Only the lines from the start up to and including the line containing "ax = fig.add_axes([55" should be repeated, word for word.

■ ■ ■ ■

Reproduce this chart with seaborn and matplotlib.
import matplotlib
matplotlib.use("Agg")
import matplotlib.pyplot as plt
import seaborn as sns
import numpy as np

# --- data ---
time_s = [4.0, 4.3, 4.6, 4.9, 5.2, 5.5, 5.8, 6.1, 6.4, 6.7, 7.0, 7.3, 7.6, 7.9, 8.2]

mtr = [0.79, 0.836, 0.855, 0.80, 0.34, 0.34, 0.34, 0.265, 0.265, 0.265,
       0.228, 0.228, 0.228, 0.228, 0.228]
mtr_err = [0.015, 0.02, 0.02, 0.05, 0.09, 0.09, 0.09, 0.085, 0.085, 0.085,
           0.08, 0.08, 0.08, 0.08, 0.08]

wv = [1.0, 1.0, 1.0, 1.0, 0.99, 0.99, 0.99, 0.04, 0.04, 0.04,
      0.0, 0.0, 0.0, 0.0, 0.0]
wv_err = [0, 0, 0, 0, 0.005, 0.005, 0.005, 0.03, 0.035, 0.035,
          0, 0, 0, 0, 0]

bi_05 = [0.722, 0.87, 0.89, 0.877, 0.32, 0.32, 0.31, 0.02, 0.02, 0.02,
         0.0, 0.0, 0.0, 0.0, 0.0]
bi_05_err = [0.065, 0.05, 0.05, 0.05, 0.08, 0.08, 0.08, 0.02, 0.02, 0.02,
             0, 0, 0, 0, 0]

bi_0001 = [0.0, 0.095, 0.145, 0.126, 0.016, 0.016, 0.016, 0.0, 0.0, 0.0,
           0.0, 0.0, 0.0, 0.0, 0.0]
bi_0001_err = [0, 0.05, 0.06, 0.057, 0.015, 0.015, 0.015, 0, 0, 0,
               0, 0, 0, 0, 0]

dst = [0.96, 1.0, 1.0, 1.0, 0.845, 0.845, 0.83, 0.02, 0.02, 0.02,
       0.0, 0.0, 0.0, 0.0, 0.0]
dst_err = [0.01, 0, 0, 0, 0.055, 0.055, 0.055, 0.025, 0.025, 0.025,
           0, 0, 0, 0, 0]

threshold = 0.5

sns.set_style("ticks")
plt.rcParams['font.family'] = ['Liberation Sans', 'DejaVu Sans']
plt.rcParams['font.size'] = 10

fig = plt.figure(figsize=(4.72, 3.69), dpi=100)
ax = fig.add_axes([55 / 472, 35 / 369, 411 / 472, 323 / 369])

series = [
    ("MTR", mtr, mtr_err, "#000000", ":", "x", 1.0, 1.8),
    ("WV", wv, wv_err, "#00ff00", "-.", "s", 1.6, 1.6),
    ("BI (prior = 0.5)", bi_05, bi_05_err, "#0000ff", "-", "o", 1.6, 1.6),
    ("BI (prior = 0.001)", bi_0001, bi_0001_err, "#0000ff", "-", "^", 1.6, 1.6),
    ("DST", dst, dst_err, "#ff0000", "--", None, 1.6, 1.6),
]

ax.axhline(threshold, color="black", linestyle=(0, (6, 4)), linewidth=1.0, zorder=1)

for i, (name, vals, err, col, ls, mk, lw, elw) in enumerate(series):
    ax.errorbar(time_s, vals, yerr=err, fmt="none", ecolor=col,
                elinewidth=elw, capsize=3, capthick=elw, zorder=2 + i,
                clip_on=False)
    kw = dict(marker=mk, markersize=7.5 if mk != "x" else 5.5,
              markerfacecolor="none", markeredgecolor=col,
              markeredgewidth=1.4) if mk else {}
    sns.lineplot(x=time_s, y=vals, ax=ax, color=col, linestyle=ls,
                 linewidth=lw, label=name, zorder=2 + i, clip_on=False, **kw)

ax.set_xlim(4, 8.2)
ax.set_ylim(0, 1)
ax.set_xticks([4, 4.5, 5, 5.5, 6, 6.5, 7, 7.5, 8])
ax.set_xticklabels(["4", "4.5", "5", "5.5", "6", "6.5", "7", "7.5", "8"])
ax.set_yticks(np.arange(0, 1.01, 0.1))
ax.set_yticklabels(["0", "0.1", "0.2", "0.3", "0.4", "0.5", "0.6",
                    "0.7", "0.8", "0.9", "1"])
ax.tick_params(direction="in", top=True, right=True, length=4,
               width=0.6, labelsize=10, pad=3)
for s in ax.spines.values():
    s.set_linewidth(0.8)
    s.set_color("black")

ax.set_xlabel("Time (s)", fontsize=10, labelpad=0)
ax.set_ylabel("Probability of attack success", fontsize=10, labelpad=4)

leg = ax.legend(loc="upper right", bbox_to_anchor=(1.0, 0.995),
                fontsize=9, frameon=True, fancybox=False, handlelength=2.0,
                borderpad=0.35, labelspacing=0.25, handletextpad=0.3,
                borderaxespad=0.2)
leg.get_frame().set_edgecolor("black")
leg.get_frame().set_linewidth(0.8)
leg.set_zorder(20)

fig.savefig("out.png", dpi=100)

■ ■ ■ ■

RESPONSE TO THE TASK =>
Reproduce this chart with seaborn and matplotlib.
import matplotlib
matplotlib.use("Agg")
import matplotlib.pyplot as plt
import seaborn as sns
import numpy as np

# --- data ---
time_s = [4.0, 4.3, 4.6, 4.9, 5.2, 5.5, 5.8, 6.1, 6.4, 6.7, 7.0, 7.3, 7.6, 7.9, 8.2]

mtr = [0.79, 0.836, 0.855, 0.80, 0.34, 0.34, 0.34, 0.265, 0.265, 0.265,
       0.228, 0.228, 0.228, 0.228, 0.228]
mtr_err = [0.015, 0.02, 0.02, 0.05, 0.09, 0.09, 0.09, 0.085, 0.085, 0.085,
           0.08, 0.08, 0.08, 0.08, 0.08]

wv = [1.0, 1.0, 1.0, 1.0, 0.99, 0.99, 0.99, 0.04, 0.04, 0.04,
      0.0, 0.0, 0.0, 0.0, 0.0]
wv_err = [0, 0, 0, 0, 0.005, 0.005, 0.005, 0.03, 0.035, 0.035,
          0, 0, 0, 0, 0]

bi_05 = [0.722, 0.87, 0.89, 0.877, 0.32, 0.32, 0.31, 0.02, 0.02, 0.02,
         0.0, 0.0, 0.0, 0.0, 0.0]
bi_05_err = [0.065, 0.05, 0.05, 0.05, 0.08, 0.08, 0.08, 0.02, 0.02, 0.02,
             0, 0, 0, 0, 0]

bi_0001 = [0.0, 0.095, 0.145, 0.126, 0.016, 0.016, 0.016, 0.0, 0.0, 0.0,
           0.0, 0.0, 0.0, 0.0, 0.0]
bi_0001_err = [0, 0.05, 0.06, 0.057, 0.015, 0.015, 0.015, 0, 0, 0,
               0, 0, 0, 0, 0]

dst = [0.96, 1.0, 1.0, 1.0, 0.845, 0.845, 0.83, 0.02, 0.02, 0.02,
       0.0, 0.0, 0.0, 0.0, 0.0]
dst_err = [0.01, 0, 0, 0, 0.055, 0.055, 0.055, 0.025, 0.025, 0.025,
           0, 0, 0, 0, 0]

threshold = 0.5

sns.set_style("ticks")
plt.rcParams['font.family'] = ['Liberation Sans', 'DejaVu Sans']
plt.rcParams['font.size'] = 10

fig = plt.figure(figsize=(4.72, 3.69), dpi=100)
ax = fig.add_axes([55 / 472, 35 / 369, 411 / 472, 323 / 369])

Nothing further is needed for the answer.